大型ゴミのオブジェ製作を始める前に、製作チームの学生と劇団四季スタッフの方とともに、製作物を決めるミーティングをおこないました。そこで僕が提案したのが「オートバイ」。まさか自分の意見が採用されるとは夢にも思っていませんでした。「本当につくれるの?」「これで大丈夫なの?」と次から次に溢れ出る不安。しかし、他の学生も「一緒につくりたい!」と推してくれ、また劇団四季の方も「難しいけれど、完成するとかっこいいし、存在感があるね」と仰ってくださり、やる気と自信が湧いてきました。

沼口君作成:「オートバイ」手書き図面
「汚し」作業は、いったん新品同様に塗装を施してからおこなう

製作物の発案者として責任を持って取り組みたいと考え、図面の作成と、製作リーダーを申し出ました。12人で1つの作品をつくる作業は、個人製作とは違い、全員が周りの作業を意識しながら進める必要があります。他の学生よりも、全体の進捗に意識を置きながら自分の製作をしなければならない。「より効率的に進めるためには?」とリーダーとしての役割に思い悩むこともありました。しかし、このリーダーとしての経験は新たな気づきにもつながりました。「メンバーそれぞれの動きを観察し、効率のよい方法を先回りして考える」ということや、「自分が出来ないと思った時には、他のメンバーに助けを求める」ということ。とても大切なことに気づくことができました。

劇団四季技術スタッフの方とも積極的に打ち合わせ
「オートバイ」が東京へ向け出発

「本気でプロから技術を盗む」と意気込み、挑戦したこのプロジェクト。振り返ってみると、この4か月間はあっという間に過ぎ去り、「まだ何も盗めていない」という気持ちすら覚えます。未熟さゆえ、目の前の製作だけで精一杯という状況でした。しかし一方で、得られたこともたくさんあります。製作をスムーズに行うためには、作業の前日から次の日の段取りを考えるなど「当たり前のことを、当たり前に行う」ということ。日々の積み重ねが、いい製作に結びつくのだと感じます。このことを忘れることなく、次につなげていこうと思います。

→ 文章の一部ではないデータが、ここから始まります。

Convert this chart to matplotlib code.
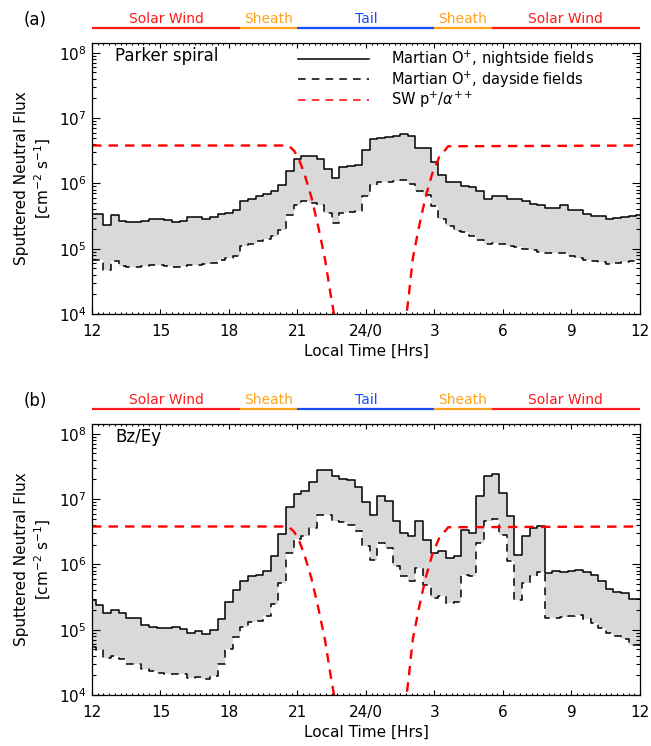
import numpy as np
import matplotlib.pyplot as plt
from matplotlib.lines import Line2D
from matplotlib.ticker import FixedLocator, MultipleLocator, LogLocator, NullFormatter

plt.rcParams['font.family'] = 'DejaVu Sans'
plt.rcParams['mathtext.fontset'] = 'dejavusans'

# local time bin centres, 20 min bins, 12 -> 24/0 -> 12 (plotted as 12..36)
lt = np.arange(73) / 3.0 + 12.0

# (a) Parker spiral, sputtered neutral flux [cm^-2 s^-1]
park_night = [3.40e5, 3.40e5, 2.33e5, 3.24e5, 2.68e5, 2.59e5, 2.59e5, 2.62e5, 2.88e5, 2.84e5,
              2.78e5, 2.56e5, 2.68e5, 3.02e5, 3.02e5, 2.88e5, 3.09e5, 3.44e5, 3.52e5, 3.95e5,
              5.37e5, 5.83e5, 6.32e5, 6.95e5, 7.73e5, 9.55e5, 1.53e6, 2.36e6, 2.65e6, 2.59e6,
              2.39e6, 1.67e6, 1.21e6, 1.76e6, 1.82e6, 1.89e6, 3.20e6, 4.77e6, 4.94e6, 5.12e6,
              5.24e6, 5.62e6, 5.24e6, 3.47e6, 3.47e6, 2.09e6, 1.36e6, 1.04e6, 1.04e6, 9.21e5,
              8.69e5, 7.55e5, 5.83e5, 6.32e5, 6.47e5, 5.76e5, 5.76e5, 5.30e5, 4.88e5, 4.60e5,
              4.19e5, 4.19e5, 4.71e5, 3.95e5, 3.95e5, 3.44e5, 3.13e5, 3.13e5, 2.88e5, 2.94e5,
              3.05e5, 3.20e5, 3.31e5]
park_day = [6.79e4, 6.63e4, 4.77e4, 6.40e4, 5.37e4, 5.24e4, 5.24e4, 5.37e4, 5.62e4, 5.56e4,
            5.50e4, 5.24e4, 5.37e4, 5.69e4, 5.69e4, 5.89e4, 6.04e4, 6.79e4, 7.20e4, 7.63e4,
            1.09e5, 1.19e5, 1.30e5, 1.42e5, 1.54e5, 1.91e5, 3.31e5, 4.71e5, 5.43e5, 5.00e5,
            4.71e5, 3.52e5, 2.47e5, 3.52e5, 3.60e5, 3.73e5, 6.32e5, 9.55e5, 1.04e6, 1.06e6,
            1.07e6, 1.11e6, 9.88e5, 7.55e5, 6.72e5, 4.44e5, 2.84e5, 2.20e5, 1.84e5, 1.78e5,
            1.54e5, 1.37e5, 1.19e5, 1.22e5, 1.19e5, 1.11e5, 1.06e5, 9.89e4, 9.43e4, 8.79e4,
            8.59e4, 8.59e4, 8.59e4, 7.63e4, 7.20e4, 6.79e4, 6.40e4, 6.18e4, 5.89e4, 6.04e4,
            6.18e4, 6.40e4, 6.63e4]

# (b) Bz/Ey
bz_night = [2.84e5, 2.36e5, 1.82e5, 1.98e5, 1.82e5, 1.53e5, 1.53e5, 1.16e5, 1.10e5, 1.07e5,
            1.05e5, 1.10e5, 1.04e5, 8.99e4, 9.55e4, 8.69e4, 9.77e4, 1.44e5, 2.69e5, 4.00e5,
            5.56e5, 6.62e5, 6.87e5, 7.91e5, 1.32e6, 2.94e6, 7.45e6, 1.19e7, 1.31e7, 1.80e7,
            2.81e7, 2.81e7, 2.22e7, 2.02e7, 1.93e7, 1.53e7, 8.89e6, 5.75e6, 1.10e7, 9.20e6,
            4.55e6, 3.02e6, 2.75e6, 4.55e6, 2.39e6, 1.49e6, 1.58e6, 1.25e6, 1.32e6, 3.40e6,
            3.02e6, 1.10e7, 2.28e7, 2.44e7, 1.24e7, 5.56e6, 1.41e6, 2.75e6, 3.60e6, 3.82e6,
            7.36e5, 7.82e5, 7.55e5, 8.00e5, 8.28e5, 7.55e5, 6.79e5, 5.50e5, 4.19e5, 3.78e5,
            3.64e5, 2.94e5, 2.94e5]
bz_day = [5.43e4, 4.83e4, 3.72e4, 3.95e4, 3.60e4, 3.02e4, 3.02e4, 2.47e4, 2.33e4, 2.20e4,
          2.12e4, 2.12e4, 2.07e4, 1.84e4, 1.89e4, 1.74e4, 1.95e4, 2.94e4, 5.00e4, 7.73e4,
          1.10e5, 1.32e5, 1.36e5, 1.62e5, 2.44e5, 5.24e5, 1.49e6, 2.44e6, 2.69e6, 3.60e6,
          5.75e6, 5.75e6, 4.55e6, 4.40e6, 3.95e6, 3.20e6, 1.89e6, 1.18e6, 2.12e6, 1.78e6,
          9.31e5, 6.55e5, 5.50e5, 8.79e5, 4.89e5, 3.05e5, 3.24e5, 2.56e5, 2.62e5, 6.95e5,
          6.55e5, 2.12e6, 4.55e6, 4.94e6, 2.84e6, 1.11e6, 2.88e5, 5.18e5, 6.55e5, 7.55e5,
          1.51e5, 1.51e5, 1.56e5, 1.60e5, 1.66e5, 1.46e5, 1.26e5, 1.06e5, 8.89e4, 7.91e4,
          7.19e4, 5.89e4, 5.89e4]

# solar wind p+/alpha++ sputtering (same in both panels)
sw_lt_dusk = [12.0, 20.6, 20.85, 21.05, 21.3, 21.6, 21.9, 22.2, 22.45, 22.65]
sw_f_dusk = [3.8e6, 3.8e6, 3.16e6, 2.4e6, 1.41e6, 6.3e5, 2.24e5, 7.1e4, 2.0e4, 7.9e3]
sw_lt_dawn = [25.7, 25.85, 26.05, 26.3, 26.6, 26.9, 27.2, 27.6, 36.0]
sw_f_dawn = [6.3e3, 1.6e4, 7.1e4, 2.0e5, 6.0e5, 1.41e6, 2.5e6, 3.7e6, 3.8e6]

regions = ['Solar Wind', 'Sheath', 'Tail', 'Sheath', 'Solar Wind']
region_edges = [12, 18.5, 21, 27, 29.5, 36]
region_colors = ['#ff1a1a', '#ffa31a', '#1a4cff', '#ffa31a', '#ff1a1a']

xticks = [12, 15, 18, 21, 24, 27, 30, 33, 36]
xticklabels = ['12', '15', '18', '21', '24/0', '3', '6', '9', '12']

fig = plt.figure(figsize=(6.51, 7.46), dpi=100)
ax_a = fig.add_axes([0.1413, 0.5791, 0.8418, 0.3633])
ax_b = fig.add_axes([0.1413, 0.0684, 0.8418, 0.3633])


def panel(ax, night, day, tag, name):
    ax.fill_between(lt, day, night, step='mid', color='#d9d9d9', lw=0)
    ax.step(lt, night, where='mid', color='k', lw=1.1)
    ax.step(lt, day, where='mid', color='k', lw=1.1, ls=(0, (5, 4)))
    ax.plot(sw_lt_dusk, sw_f_dusk, color='red', lw=1.7, ls=(0, (4, 3)))
    ax.plot(sw_lt_dawn, sw_f_dawn, color='red', lw=1.7, ls=(0, (4, 3)))

    ax.set_yscale('log')
    ax.set_xlim(12, 36)
    ax.set_ylim(1e4, 10 ** 8.15)
    ax.xaxis.set_major_locator(FixedLocator(xticks))
    ax.set_xticklabels(xticklabels)
    ax.xaxis.set_minor_locator(MultipleLocator(0.25))
    ax.yaxis.set_major_locator(LogLocator(base=10, numticks=10))
    ax.yaxis.set_minor_locator(LogLocator(base=10, subs=np.arange(2, 10), numticks=20))
    ax.yaxis.set_minor_formatter(NullFormatter())
    ax.tick_params(which='both', direction='in', top=True, right=True, labelsize=11, width=0.8)
    ax.tick_params(axis='x', which='major', length=3.5, pad=7)
    ax.tick_params(axis='x', which='minor', length=1.6)
    ax.tick_params(axis='y', which='major', length=6, pad=4)
    ax.tick_params(axis='y', which='minor', length=3)
    for s in ax.spines.values():
        s.set_linewidth(0.9)

    ax.set_xlabel('Local Time [Hrs]', fontsize=11, labelpad=4)
    ax.set_ylabel('Sputtered Neutral Flux\n[cm$^{-2}$ s$^{-1}$]', fontsize=11,
                  labelpad=4, linespacing=1.25)

    tr = ax.get_xaxis_transform()
    for i in range(len(regions)):
        x0, x1 = region_edges[i], region_edges[i + 1]
        ax.plot([x0, x1], [1.055, 1.055], transform=tr, color=region_colors[i], lw=1.6,
                clip_on=False, solid_capstyle='butt')
        ax.text((x0 + x1) / 2, 1.072, regions[i], transform=tr, ha='center', va='baseline',
                color=region_colors[i], fontsize=10)

    ax.text(-0.104, 1.085, tag, transform=ax.transAxes, ha='center', va='center', fontsize=12)
    ax.text(0.042, 0.952, name, transform=ax.transAxes, ha='left', va='center', fontsize=12)


panel(ax_a, park_night, park_day, '(a)', 'Parker spiral')
panel(ax_b, bz_night, bz_day, '(b)', 'Bz/Ey')

handles = [Line2D([], [], color='k', lw=1.1),
           Line2D([], [], color='k', lw=1.1, ls=(0, (5, 4))),
           Line2D([], [], color='red', lw=1.1, ls=(0, (5, 4)))]
labels = ['Martian O$^{+}$, nightside fields', 'Martian O$^{+}$, dayside fields',
          r'SW p$^{+}$/$\alpha^{++}$']
ax_a.legend(handles, labels, loc='upper left', bbox_to_anchor=(0.376, 0.978), frameon=False,
            fontsize=10.5, handlelength=4.9, handletextpad=1.5, labelspacing=0.0,
            borderpad=0, borderaxespad=0)

fig.savefig('out.png', dpi=100)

7月5日(木)、「オートバイ」の製作最終日を迎えました。しめきりの直前まで作業を行いましたが、「オートバイ」を作品として完璧な状態にまで仕上げることが出来ませんでした。しかし、これで終わりではありません。8月に東京で飾り込みをするまでがこのプロジェクト。作品の精度をさらに高めるために、東京での作業直前まで、ウルトラファクトリーで引き続き細かなパーツの製作を行います。プロジェクトで完全燃焼するために、まだまだ頑張ります!